I also believe that this Venus transit was to seed our oceans with more of the Amon-RA virus and saurian DNA, that again, has historically made a pass over our planet every century or so, and brought, often unwelcome, changes to our planet's biological diversity. None of the changes/visitors that were planned for May 2oth had any benefits, as far as I can see.
So ends the post that I wanted to write this morning, but felt compelled to cut off in small bits, frustrated with a messed up computer, a sense of urgency, and my own foul mood, brought about by the recent Dulce experience, an encounter with Maurice Strong last night in my dream, and an autistic brain that had me irritable and "off" for most of the day.
In my dream last night, Maurice Strong drove up in a car, and I was going to try to hop a ride with him. However, Maurice Strong is not stupid, the car was full, and he drove off, but still somehow, I ended up tagging along with the Amon RA crowd, who no doubt, did more horrible things to me, that I cannot remember. When I have dreams like this, my whole following day is lousy, but sometimes, I still have to follow through with things, even if I don't feel like it.
However, I realized today, while trying to elevate my mental vibrations, that somehow, someway, I am going to have to push through these negative, autistic feelings, and keep my irritability and anger in check, because it will boomerang on me and my ambitions every single time. It is like having to accept this body that I am in. I cannot change it in my current reality, and I cannot get out of this current reality, except in this body, so I have to make some kind of peace with it, no matter how uncomfortable it is. So it is with my brain--I cannot stop the inflammation, autism, and viral downloads, until I am free enough to choose what implants go in my brain, yet I cannot be free to make that decision as long as I am stuck on this plane of reality. So, I have to elevate the mind, with the brain I got, because being stuck in 3D reality, at the mercy of all these evil reptilians and satanists is just not tenable.

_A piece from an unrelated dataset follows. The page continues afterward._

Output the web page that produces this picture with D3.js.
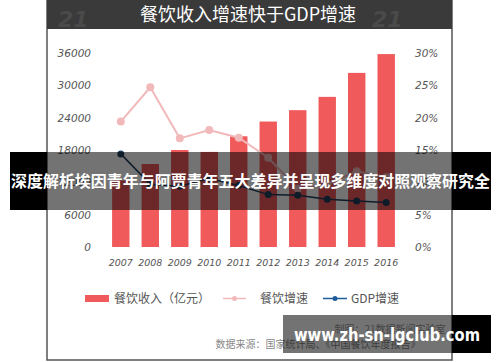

So, I have decided to go back to the basics--to recognize that I am being "pushed" into "sin"--anger and low mental vibrations, and to fight back, not by cursing out and yelling at all these mind control players and games, but by commending them to God. That shouldn't be too hard, because really most of this satanic crowd are pathetically needy--victims of severe child abuse themselves.
In recognition of that need for spiritual effort and redress, I do feel I owe another apology--to Ambassador Rice, whose talents I denigrated earlier today. I did not mean to imply that she incompetent in her position. She is an intelligent, capable woman who would fit in well in a multitude of positions. I just haven't seen that passionate engagement with international politics in her that I have seen in so many other UN ambassadors. However, that could be a plus--because she certainly would be my pick as UN ambassador over the previous two occupants of that office! So for my cranky lack of tact and magnanimity, I do apologize to Susan Rice, and wish her well.